I took a risk in teaching The Book Thief this year to my sophomores. There has been a grand movement within the 10th grade team of English teachers to all work together and teach the same things at the same times. We agreed that we should teach a novel this spring, but we couldn’t agree on what novel to teach.
I am passionate about introducing students to literature that doesn’t SUCK. Yes, I know that language is unbecoming of a proper English literature teacher, but so many students are turned off by literature teachers teaching only the classics in boring ways. I can’t be that teacher. I won’t be the teacher that turns a kid off from reading or tunes him further out. I want to introduce my students to classics in fun and innovative ways, and literature they can connect with and love. I have 180 days to turn my students into literature lovers (I guess I will settle for appreciators). If I teach a book that I don’t even want to read myself, I am positive I will not turn any of my students into literature lovers or even appreciators.
I taught The Crucible, one of my favorite classics, in the fall, so I really wanted to do something more contemporary in the spring. My kids enjoyed the story, and I worked hard to make the classic relevant and fun for 2015. After looking through my bookshelf and the text exemplar list for 10th grade, I decided to stick with what I believed was right for my students. We read The Book Thief. What a powerful novel! My students have recently written blog posts with their review of The Book Thief. You can check them out by exploring our class blogs listed below to see their personal reactions to the novel. Add your comment and let them know what you thought of their words!

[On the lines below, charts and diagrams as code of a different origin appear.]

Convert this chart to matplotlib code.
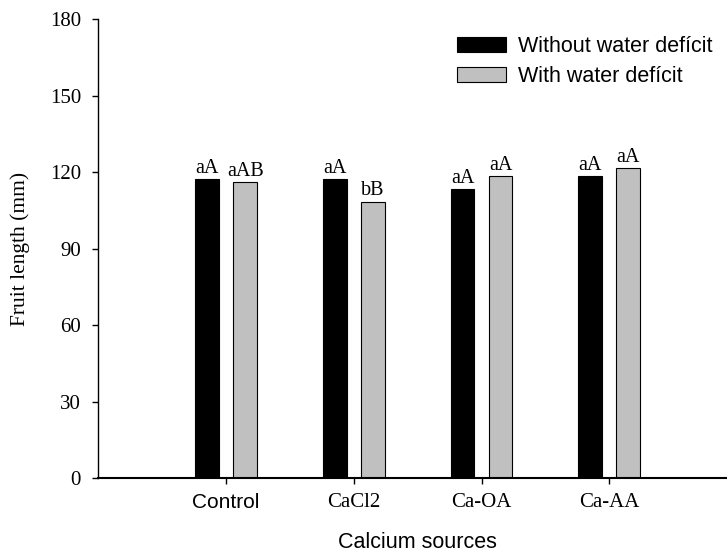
import numpy as np
import matplotlib
matplotlib.use("Agg")
import matplotlib.pyplot as plt

# podatki odčitani s slike
sources = ["Control", "CaCl2", "Ca-OA", "Ca-AA"]
without_deficit = [117.2, 117.3, 113.5, 118.6]
with_deficit = [116.0, 108.5, 118.6, 121.6]
letters_without = ["aA", "aA", "aA", "aA"]
letters_with = ["aAB", "bB", "aA", "aA"]

serif = "Liberation Serif"
sans = "Liberation Sans"

fig = plt.figure(figsize=(7.27, 5.54), dpi=100)
ax = fig.add_axes([98.4 / 727, 1 - 478 / 554, (737 - 98.4) / 727, (478 - 19.3) / 554])

x = np.arange(1, len(sources) + 1)
w = 0.185
off = 0.149
ax.bar(x - off, without_deficit, w, color="black", edgecolor="black", linewidth=0.8,
       label="Without water defícit")
ax.bar(x + off, with_deficit, w, color="#c0c0c0", edgecolor="black", linewidth=0.8,
       label="With water defícit")

# črke nad stolpci
for xs, vals, labs in [(x - off, without_deficit, letters_without), (x + off, with_deficit, letters_with)]:
    for xi, v, t in zip(xs, vals, labs):
        ax.annotate(t, (xi, v), xytext=(0, 4.5), textcoords="offset points",
                    ha="center", va="baseline", fontsize=14.5, family=serif)

ax.set_xlim(0, 5)
ax.set_ylim(0, 180)
ax.set_yticks(np.arange(0, 181, 30))
ax.set_xticks(x)
ax.set_xticklabels(sources)
for lab in ax.get_xticklabels():
    lab.set_fontsize(15)
    lab.set_family(sans if lab.get_text() == "Control" else serif)
for lab in ax.get_yticklabels():
    lab.set_fontsize(15)
    lab.set_family(serif)

ax.tick_params(axis="both", direction="out", length=4.5, width=1.0, color="black")
ax.tick_params(axis="y", pad=8)
ax.tick_params(axis="x", pad=6)

ax.spines["top"].set_visible(False)
ax.spines["right"].set_visible(False)
ax.spines["left"].set_linewidth(1.0)
ax.spines["bottom"].set_linewidth(1.5)

ax.set_ylabel("Fruit length (mm)", fontsize=15.5, family=serif, labelpad=14)
ax.set_xlabel("Calcium sources", fontsize=15.5, family=sans, labelpad=15)

ax.legend(loc="upper left", bbox_to_anchor=(457 / 727, 1 - 36 / 554), bbox_transform=fig.transFigure,
          frameon=False, borderpad=0, borderaxespad=0, handlelength=2.28, handleheight=0.68,
          handletextpad=0.55, labelspacing=0.42, prop={"family": sans, "size": 15.5})

plt.savefig("out.png", dpi=100)
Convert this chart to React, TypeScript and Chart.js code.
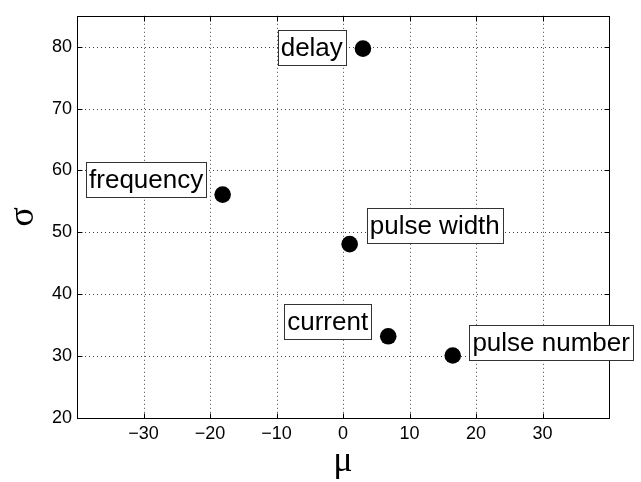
import React, { useEffect, useRef } from 'react';
import { Chart, registerables } from 'chart.js';

Chart.register(...registerables);

// ---- data ----
const names = ['delay', 'frequency', 'pulse width', 'current', 'pulse number'];
const muValues = [3.0, -18.1, 1.0, 6.8, 16.5];
const sigmaValues = [79.7, 56.1, 48.1, 33.2, 30.1];
// label box centres, in data units
const labelMu = [-4.7, -29.6, 13.8, -2.3, 31.3];
const labelSigma = [79.8, 58.5, 51.1, 35.6, 32.2];
const xTicks = [-30, -20, -10, 0, 10, 20, 30];
const yTicks = [20, 30, 40, 50, 60, 70, 80];
const xMin = -40;
const xMax = 40;
const yMin = 20;
const yMax = 85;
const xTitle = 'μ';
const yTitle = 'σ';

const fmt = (v: number) => (v < 0 ? '\u2212' + Math.abs(v) : String(v));

const overlay = {
  id: 'overlay',
  beforeDatasetsDraw(chart: any) {
    const { ctx, chartArea: a, scales } = chart;
    const x = scales.x;
    const y = scales.y;
    ctx.save();
    ctx.strokeStyle = '#444';
    ctx.lineWidth = 1;
    ctx.setLineDash([1, 3]);
    for (const v of xTicks) {
      const px = Math.round(x.getPixelForValue(v)) + 0.5;
      ctx.beginPath();
      ctx.moveTo(px, a.top);
      ctx.lineTo(px, a.bottom);
      ctx.stroke();
    }
    for (const v of yTicks) {
      const py = Math.round(y.getPixelForValue(v)) + 0.5;
      ctx.beginPath();
      ctx.moveTo(a.left, py);
      ctx.lineTo(a.right, py);
      ctx.stroke();
    }
    ctx.restore();
  },
  afterDatasetsDraw(chart: any) {
    const { ctx, chartArea: a, scales } = chart;
    const x = scales.x;
    const y = scales.y;
    ctx.save();
    ctx.setLineDash([]);
    ctx.strokeStyle = '#000';
    ctx.lineWidth = 1;
    const L = Math.round(a.left) + 0.5;
    const R = Math.round(a.right) + 0.5;
    const T = Math.round(a.top) + 0.5;
    const B = Math.round(a.bottom) + 0.5;
    ctx.strokeRect(L, T, R - L, B - T);
    const tl = 5;
    ctx.beginPath();
    for (const v of xTicks) {
      const px = Math.round(x.getPixelForValue(v)) + 0.5;
      ctx.moveTo(px, B);
      ctx.lineTo(px, B - tl);
      ctx.moveTo(px, T);
      ctx.lineTo(px, T + tl);
    }
    for (const v of yTicks) {
      const py = Math.round(y.getPixelForValue(v)) + 0.5;
      ctx.moveTo(L, py);
      ctx.lineTo(L + tl, py);
      ctx.moveTo(R, py);
      ctx.lineTo(R - tl, py);
    }
    ctx.stroke();

    // labels
    ctx.font = '26px "Liberation Sans", Arial, sans-serif';
    ctx.textAlign = 'center';
    ctx.textBaseline = 'middle';
    names.forEach((n, i) => {
      const cx = x.getPixelForValue(labelMu[i]);
      const cy = y.getPixelForValue(labelSigma[i]);
      const w = ctx.measureText(n).width + 6;
      const h = 35;
      const bx = Math.round(cx - w / 2) + 0.5;
      const by = Math.round(cy - h / 2) + 0.5;
      ctx.fillStyle = '#fff';
      ctx.fillRect(bx, by, Math.round(w), h);
      ctx.strokeStyle = '#333';
      ctx.strokeRect(bx, by, Math.round(w), h);
      ctx.fillStyle = '#000';
      ctx.fillText(n, cx, cy + 1);
    });

    // axis titles
    ctx.fillStyle = '#000';
    ctx.font = '36px "Liberation Serif", "DejaVu Serif", serif';
    ctx.textAlign = 'center';
    ctx.textBaseline = 'alphabetic';
    ctx.fillText(xTitle, (a.left + a.right) / 2, 471);
    ctx.save();
    ctx.translate(33, (a.top + a.bottom) / 2);
    ctx.rotate(-Math.PI / 2);
    ctx.fillText(yTitle, 0, 0);
    ctx.restore();
    ctx.restore();
  },
};

export default function App() {
  const ref = useRef<HTMLCanvasElement | null>(null);
  useEffect(() => {
    if (!ref.current) return;
    const chart = new Chart(ref.current, {
      type: 'scatter',
      data: {
        datasets: [
          {
            data: muValues.map((m, i) => ({ x: m, y: sigmaValues[i] })),
            backgroundColor: '#000',
            borderColor: '#000',
            borderWidth: 0,
            pointRadius: 8.3,
            pointHoverRadius: 8.3,
          },
        ],
      },
      options: {
        responsive: false,
        animation: false,
        devicePixelRatio: 1,
        layout: { padding: { left: 0, top: 10, right: 32, bottom: 0 } },
        plugins: { legend: { display: false }, tooltip: { enabled: false } },
        scales: {
          x: {
            type: 'linear',
            min: xMin,
            max: xMax,
            afterBuildTicks: (s: any) => {
              s.ticks = xTicks.map((v) => ({ value: v }));
            },
            afterFit: (s: any) => {
              s.height = 64;
            },
            grid: { display: false, drawTicks: false },
            border: { display: false },
            ticks: {
              padding: 5,
              color: '#000',
              font: { family: '"Liberation Sans", Arial, sans-serif', size: 18 },
              callback: (v: any) => fmt(Number(v)),
              maxRotation: 0,
              autoSkip: false,
            },
          },
          y: {
            type: 'linear',
            min: yMin,
            max: yMax,
            afterBuildTicks: (s: any) => {
              s.ticks = yTicks.map((v) => ({ value: v }));
            },
            afterFit: (s: any) => {
              s.width = 77;
            },
            grid: { display: false, drawTicks: false },
            border: { display: false },
            ticks: {
              padding: 5,
              color: '#000',
              font: { family: '"Liberation Sans", Arial, sans-serif', size: 18 },
              callback: (v: any) => fmt(Number(v)),
              autoSkip: false,
            },
          },
        },
      },
      plugins: [overlay],
    });
    return () => chart.destroy();
  }, []);
  return (
    <div style={{ position: 'absolute', left: 0, top: 0, width: 641, height: 482, background: '#fff' }}>
      <canvas ref={ref} width={641} height={482} />
    </div>
  );
}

By taking a risk and going against my team, I was nervous at the results I would see. If my kids didn’t connect with the literature like I had hoped, I would have failed. As we made it though the 552 page novel, there were certainly high points and low points. There were points that we were tired of reading and just had to push on. The story was always good, but snow days and breaks sometimes made it hard to stay focused. I thought I was keeping them interested and engaged, but sometimes I wasn’t sure. On the last day of reading, I told my kids that I had a feeling I knew how the book would end. I warned them that I would likely cry, and to not judge me. I joked and encouraged them that all the coolest kids cried while reading. I even went so far as to pass out tissues to each of my students, just incase they were more like me than they cared to admit. I wanted them to feel comfortable and at ease. I wanted them to know that they didn’t need to try to hide the emotions they would likely face, but to embrace them like I was doing. I wasn’t sure if they would actually feel as I hoped they would.
As we read, the greatest thing happened. I wasn’t the only one crying. Many of my students shed tears over the ending of the book. They cried for the characters, and I ended up crying for my students. How often have high school students sat in English class and openly cried while reading a book? I have never had that experience with any piece of literature. Actually, I have never had students even come close to connecting with literature like that. My risk was worth the gain. I turned some students into literature lovers and appreciators.
I have often heard the quote that our best work happens when we break outside our comfort zones. I broke outside mine to teach a book that no one else thought was important or relevant for my students, and I had the greatest “Teacher Moment” I have ever had. The reaction of my students was candid, real, and honest. It reminded me that although it is important to work well with your peers, it is most important to always do what is best for your students. I did what I believed was right, and I introduced my students to a piece of literature that will forever change their views and thoughts on the Holocaust and humanity. I am certain that they will carry The Book Thief with them in their hearts for years and years to come, as it has stolen a little piece of them and me.